When Lakshmana and Indrajith faced each other in battle, none of Lakshmana's arrows had any effect on Indrajith. Finally, Lakshmana took an arrow from the quiver and said: “If it is a fact that Rama is an adherent of truth, let this arrow kill Indrajith.” And that arrow felled Indrajith. The Ramayana shows the power of truth, said M.V. Anantapadmanabhachariar.
There lived in Srirangam a great Vaishnavite Acharya called Nampillai, whose discourses on the Ramayana attracted huge crowds. Also living in Srirangam at the time was Naduvil Thiruveedhi Pillai, who never attended any of these Ramayana discourses, because he thought that he himself was quite knowledgeable, and there was nothing new for him to learn from Nampillai.
One day, he heard that the king was giving gifts to scholars. So he went to receive the gifts. Himself well-read, the king would not give gifts to anyone without checking their knowledge.
He told Naduvil Thiruveedhi Pillai that he would give him gifts if he answered his question. Naduvil Thriuveedhi Pillai agreed. The king referred to Lord Rama's statement that He was a man, the son of Dasaratha. If this were so, how could a mere man grant Jatayu moksha? Naduvil Thriuveedhi Pillai did not know the answer. He left the place and accosted a man who had been attending Nampillai's Ramayana discourses and put the question to him.
He said Nampillai had explained this by saying that it was not Rama who gave Jatayu moksha, but His words. Rama was the embodiment of Truth, and what He said had to come true. If anyone else were a staunch adherent of truth like Rama, his words too would have the same effect, said the man who had regularly attended Nampillai's lectures.

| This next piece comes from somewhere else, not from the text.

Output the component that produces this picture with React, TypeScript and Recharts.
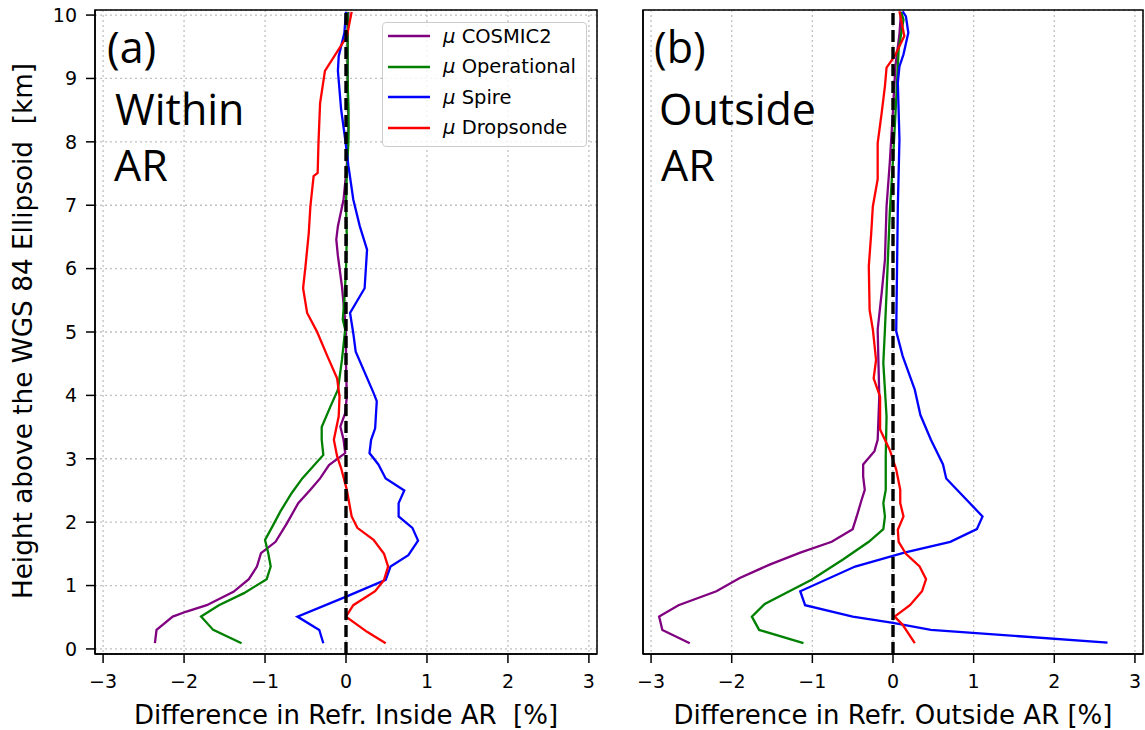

Naduvil Thiruveedhi Pillai returned to the king and gave him Nampillai's explanation. Pleased with the reply, the king gave him gifts in abundance. Naduvil Thiruveedhi Pillai took the gifts to Nampillai and told him that the gifts should rightly belong to him. All the gifts the king had given were for just a few words of Nampillai.
Thus the Ramayana establishes the significance of truth.